Monday, June 08, 2009

Transitions

Ah, the month of June. When the raging rapids of the school year's end give way to calm pools of summer serenity ... or something like that. We did manage to make it, as a family, through exams and final grading and all those end-of-year extra things like trips to Cedar Point (Jacob) and soccer team parties (Mia) and exasperated math teachers who want that homework NOW (Philip).

But this year we've also been coping with some bigger-than-normal transitions. Jacob has successively graduated from middle school and seems poised gracefully for the start of high school in the fall.


As parents, we've learned that this transition is easier on the parents the second time around. We don't feel quite so instantly aged this time. (But no, that's not us - that's Ron's parents and Jacob, looking sharp in a colorful tie)

Mia has been transitioning into a girl with a driver's license. This transition, we've discovered, is scarier and more awkward than we imagined.

So we'll move on to another transition: moving to a different house. When we moved into our house in 1996, we were a couple with a three-year-old and a baby. Now that we are a family of larger people with more stuff, we all dream of a little more space. So we spent the winter working hard to make our house market-ready--so hard, in fact, that I now have a chronic case of tennis elbow from scrubbing and painting. Our charming, sparkling Alger Heights home officially went on the market in April. And now, we wait, and hope, and more than anything else: clean. Over and over.

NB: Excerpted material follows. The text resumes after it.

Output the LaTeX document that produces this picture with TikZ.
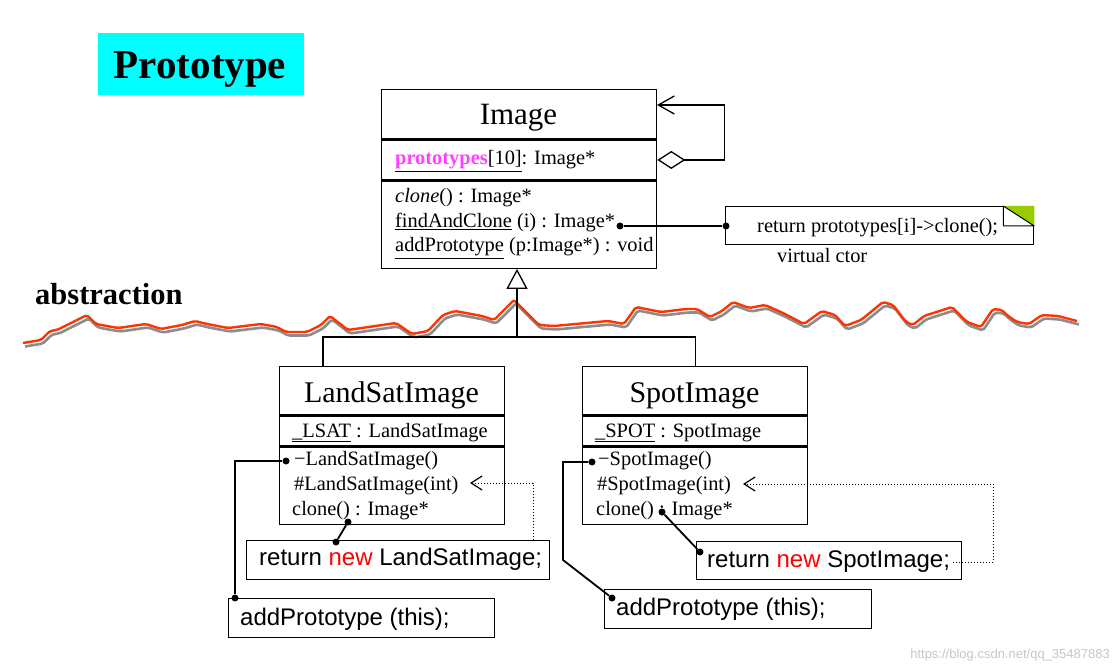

Meanwhile, my department is moving this week out of the Fine Arts Center at Calvin, which will be undergoing major reconstruction over the next 16 months. So last week I packed my books into boxes and said goodbye to the little office where I have labored for 12 years. This was a happy moment, I must say, because even in our temporary digs I will have a much nicer space: much more room and a window (finally!). We will be waaaaaay across the Beltline from campus, though. Theme for the year: hiking.


So it feels as if we are living out of boxes for the moment, camping out right in the midst of our regular lives. I struggle to be comfortable with transitions, but I'm trying to think of a time in my life that wasn't full of them. Well, it's been a long time, let's just say that. These are all transitions full of hopeful possibility, though, and for that we are grateful.